The Midstage Crop
The most exciting drugs in development, Wong believes, are those in Phase II, even though preliminary revenue forecasts currently
lag behind the projections for Phase III candidates. Wong identifies three compounds that are showing the double-digit weight-loss
percentage that prescribers want.
Tesofensine, by Neurosearch, a Danish biotech, is a dopamine, serotonin, and norepinephrine re-uptake inhibitor originally
in development for Alzheimer's and Parkinson's diseases. The drug boasts weight-loss efficacy data of 29 to 33 pounds. Patients
in typical obesity studies average 220 pounds, according to Wong. Tesofensine's performance rivals the efficacy of Fen-phen,
and outstrips the weight losses achieved by either rimonabant or sibutramine. The triple mechanism of action, however, may
present serious side-effect issues in large-scale trials.
Empatic, by Orexigen, is a combination of bupropion (the antidepressant in Orexigen's Contrave) and zonisamide, an antiepileptic
drug. The combination has demonstrated a weight-loss average of 13 to 14 percent in 48 weeks. Although Wong likes the efficacy
of the drug, he thinks regulators and prescribers will be wary of the anti-epileptic agent, as with Qnexa.
Wong's pick of the litter is Amylin Pharmaceuticals' combination of pramlintide, a glycemic control drug for insulin-dependent
diabetics, and metreleptin, recombinant human leptin. Leptin is a messenger molecule produced naturally by a fat cell that
tells the brain how much energy is stored inside the cell. When the brain perceives leptin, it believes it has sufficient
energy stores and shuts down the appetite. Amgen began to develop a leptin drug in the 1990s; although the drug worked well
in mice, it was ineffective in obese humans. The problem, Wong explains, was leptin resistance: Obesity appears to desensitize
the brain to leptin, even when it is circulating in high quantities. Enter pramlintide, which apparently restores the brain's
response to leptin. "And if you administer this combination with extra leptin, you can actually decrease appetite," Wong says.
In a 28-week Phase II dosing study, patients with a starting BMI less than 35 who were treated with the highest dose lost
11 percent of their baseline weight, compared to 1.8 percent for placebo. InThought sees a 2013 launch with revenues reaching
$389 million by 2016. Sagient sees a 2014 launch with $102 million in revenues by 2016.
The Tough Take-Home
It's far from certain which, if any, of these six drugs FDA will ultimately approve. All face unique safety hurdles, and it
is unclear how high agency standards will be in the coming years. Big Pharma companies are not rushing to partner with any
of the small companies that have drugs in Phases II and III, though all will likely need to make deals to fund further large-scale
clinical trials or to access sales and marketing forces at launch time.
This situation is no surprise, says Cuttler. In the years when rimonabant looked like the next great blockbuster, most big
companies were working on competing obesity agents, and had little incentive to acquire new ones, especially combinations
based on compounds that would go generic sooner than their own candidates.

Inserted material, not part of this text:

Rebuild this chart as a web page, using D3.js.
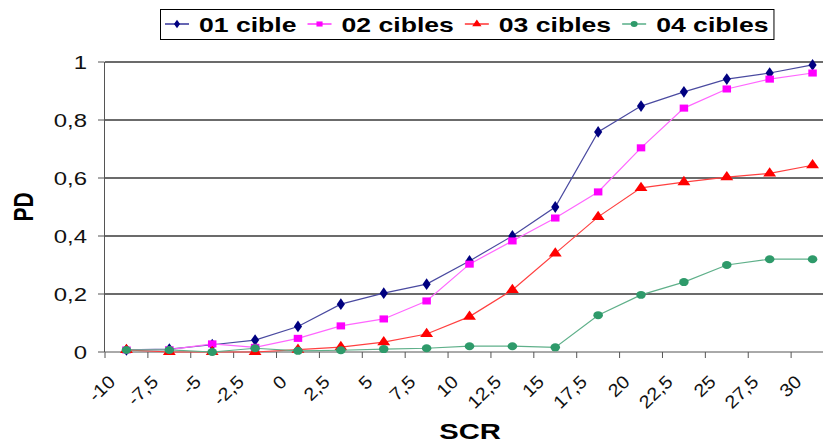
<!DOCTYPE html>
<html>
<head>
<meta charset="utf-8">
<script src="https://cdn.jsdelivr.net/npm/d3@7"></script>
<style>
  html, body { margin: 0; padding: 0; background: #fff; }
  svg { display: block; font-family: "Liberation Sans", Arial, sans-serif; }
</style>
</head>
<body>
<svg width="823" height="445"></svg>
<script>
// Data
const categories = ["-10", "-7,5", "-5", "-2,5", "0", "2,5", "5", "7,5", "10", "12,5", "15", "17,5", "20", "22,5", "25", "27,5", "30"];
const cible01 = [0.007, 0.01, 0.025, 0.041, 0.088, 0.165, 0.203, 0.234, 0.314, 0.4, 0.5, 0.759, 0.848, 0.897, 0.941, 0.962, 0.99];
const cibles02 = [0.007, 0.008, 0.028, 0.016, 0.047, 0.09, 0.114, 0.176, 0.303, 0.383, 0.462, 0.552, 0.704, 0.841, 0.907, 0.941, 0.962];
const cibles03 = [0.007, 0, 0, 0, 0.008, 0.017, 0.034, 0.062, 0.122, 0.214, 0.34, 0.466, 0.566, 0.586, 0.603, 0.616, 0.644];
const cibles04 = [0.007, 0.007, 0, 0.013, 0.004, 0.006, 0.01, 0.013, 0.02, 0.02, 0.016, 0.127, 0.197, 0.241, 0.3, 0.32, 0.32];
const seriesNames = ["01 cible", "02 cibles", "03 cibles", "04 cibles"];
const yTicks = [0, 0.2, 0.4, 0.6, 0.8, 1];
const yTickLabels = ["0", "0,2", "0,4", "0,6", "0,8", "1"];

const width = 823, height = 445;
const stretch = 1.33; // the original picture is widened, text looks wide

const series = [
  { name: seriesNames[0], values: cible01, color: "#000080", line: "#4a4aa0", symbol: d3.symbolDiamond },
  { name: seriesNames[1], values: cibles02, color: "#ff00ff", line: "#ff66ff", symbol: d3.symbolSquare },
  { name: seriesNames[2], values: cibles03, color: "#ff0000", line: "#ff4040", symbol: d3.symbolTriangle },
  { name: seriesNames[3], values: cibles04, color: "#2e9a6a", line: "#5fb08a", symbol: d3.symbolCircle }
];

const svg = d3.select("svg");

// scales: the category axis runs past the right border, as in the picture
const x = d3.scaleBand().domain(categories).range([105, 834]);
const y = d3.scaleLinear().domain([0, 1]).range([352, 62]);

// gridlines
svg.append("g")
  .selectAll("line")
  .data(yTicks.filter(d => d > 0))
  .join("line")
  .attr("x1", x.range()[0]).attr("x2", width)
  .attr("y1", d => y(d)).attr("y2", d => y(d))
  .attr("stroke", "#3a3a3a")
  .attr("stroke-width", 1.3);

// y axis
const yAxis = svg.append("g");
yAxis.append("line")
  .attr("x1", 104.5).attr("x2", 104.5)
  .attr("y1", y(1)).attr("y2", y(0))
  .attr("stroke", "#555");
yAxis.selectAll(".tick")
  .data(yTicks)
  .join("line")
  .attr("x1", 98).attr("x2", 104.5)
  .attr("y1", d => y(d)).attr("y2", d => y(d))
  .attr("stroke", "#555");
yAxis.selectAll("text")
  .data(yTicks)
  .join("text")
  .attr("transform", d => `translate(87,${y(d) + 6.5}) scale(${stretch},1)`)
  .attr("text-anchor", "end")
  .attr("font-size", 18)
  .attr("fill", "#111")
  .text((d, i) => yTickLabels[i]);

// x axis
const xAxis = svg.append("g");
xAxis.append("line")
  .attr("x1", x.range()[0]).attr("x2", width)
  .attr("y1", y(0)).attr("y2", y(0))
  .attr("stroke", "#555");
xAxis.selectAll("line.tk")
  .data(d3.range(categories.length + 1))
  .join("line")
  .attr("class", "tk")
  .attr("x1", i => x.range()[0] + i * x.step())
  .attr("x2", i => x.range()[0] + i * x.step())
  .attr("y1", y(0)).attr("y2", y(0) + 6)
  .attr("stroke", "#555");
xAxis.selectAll("text")
  .data(categories)
  .join("text")
  .attr("transform", d => `translate(${x(d) + x.bandwidth() / 2 - 10},${383}) rotate(-44) scale(1.1,1)`)
  .attr("text-anchor", "end")
  .attr("font-size", 18)
  .attr("fill", "#111")
  .text(d => d);

// axis titles
svg.append("text")
  .attr("transform", `translate(470,439) scale(${stretch},1)`)
  .attr("text-anchor", "middle")
  .attr("font-size", 22)
  .attr("font-weight", "bold")
  .text("SCR");

svg.append("text")
  .attr("transform", `translate(33,207) scale(1.3,1) rotate(-90)`)
  .attr("text-anchor", "middle")
  .attr("font-size", 21)
  .attr("font-weight", "bold")
  .text("PD");

// series lines and markers
const line = d3.line()
  .x((d, i) => x(categories[i]) + x.bandwidth() / 2)
  .y(d => y(d));

series.forEach(s => {
  const g = svg.append("g");
  g.append("path")
    .attr("d", line(s.values))
    .attr("fill", "none")
    .attr("stroke", s.line)
    .attr("stroke-width", 1.2);
  g.selectAll("path.m")
    .data(s.values)
    .join("path")
    .attr("class", "m")
    .attr("transform", (d, i) => `translate(${x(categories[i]) + x.bandwidth() / 2},${y(d)}) scale(1.2,1)`)
    .attr("d", d3.symbol().type(s.symbol).size(s.symbol === d3.symbolDiamond ? 40 : 50))
    .attr("fill", s.color);
});

// legend
const legend = svg.append("g");
const box = legend.append("rect")
  .attr("x", 160.5).attr("y", 9.5)
  .attr("height", 30)
  .attr("fill", "#fff")
  .attr("stroke", "#000");

let cx = 165;
series.forEach(s => {
  const item = legend.append("g");
  item.append("line")
    .attr("x1", cx).attr("x2", cx + 24)
    .attr("y1", 24).attr("y2", 24)
    .attr("stroke", s.color)
    .attr("stroke-width", 1.2);
  item.append("path")
    .attr("transform", `translate(${cx + 12},24) scale(1.2,1)`)
    .attr("d", d3.symbol().type(s.symbol).size(s.symbol === d3.symbolDiamond ? 22 : 26))
    .attr("fill", s.color);
  const t = item.append("text")
    .attr("transform", `translate(${cx + 34},32) scale(${stretch},1)`)
    .attr("font-size", 20)
    .attr("font-weight", "bold")
    .text(s.name);
  cx += 34 + t.node().getComputedTextLength() * stretch + 11;
});
box.attr("width", cx - 160 - 6);
</script>
</body>
</html>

Now, with CB1 receptor blockers out of the clinic
(a handful remain in preclinical development), the smaller companies with viable candidates are in the driver's seat. They
may choose to wait until their Phase III data is out before signing a licensing agreement, if only to push for a better deal.
If these modestly effective drugs do reach the market, the challenge for drugmakers will be targeting them to the populations
where they'll do the most good and the least damage, according to Datamonitor, whose analysts also project the lowest revenues
for today's late-stage drug candidates.
In the absence of effective drug therapies—and ignoring bariatric surgery, which is recommended for only the most obese patients—behavioral
changes around diet and exercise offer the best chance for countering obesity. But lifestyle improvements, Datamonitor's Angell
notes, have generally shown poor results in adult populations. Wong's research shows that most patients fail to stick to diet
and exercise routines for more than two or three months at a time.
Yet such lifestyle interventions may prevent young people from becoming obese in the first place. In government-run health
systems like that of the UK, the vast majority of money is being put into preventing obesity, not treating it. Regulators
in the EU are currently debating tougher food advertising and labeling restrictions, as well as pushing the food and retailing
industries to reformulate recipes, cutting back on salt and fat. Advocates in the US are mobilizing around similar goals.
Even if behavioral changes were to take root widely, rates of obesity would likely be slow to change—shrinking only as older
obese people die and are replaced by fewer younger ones. A similar process is reducing the number of tobacco smokers, at least
in countries with anti-smoking campaigns. This gradual process means that the present obese population—and the giant potential
market for new drugs—is almost certain to remain underserved for another generation.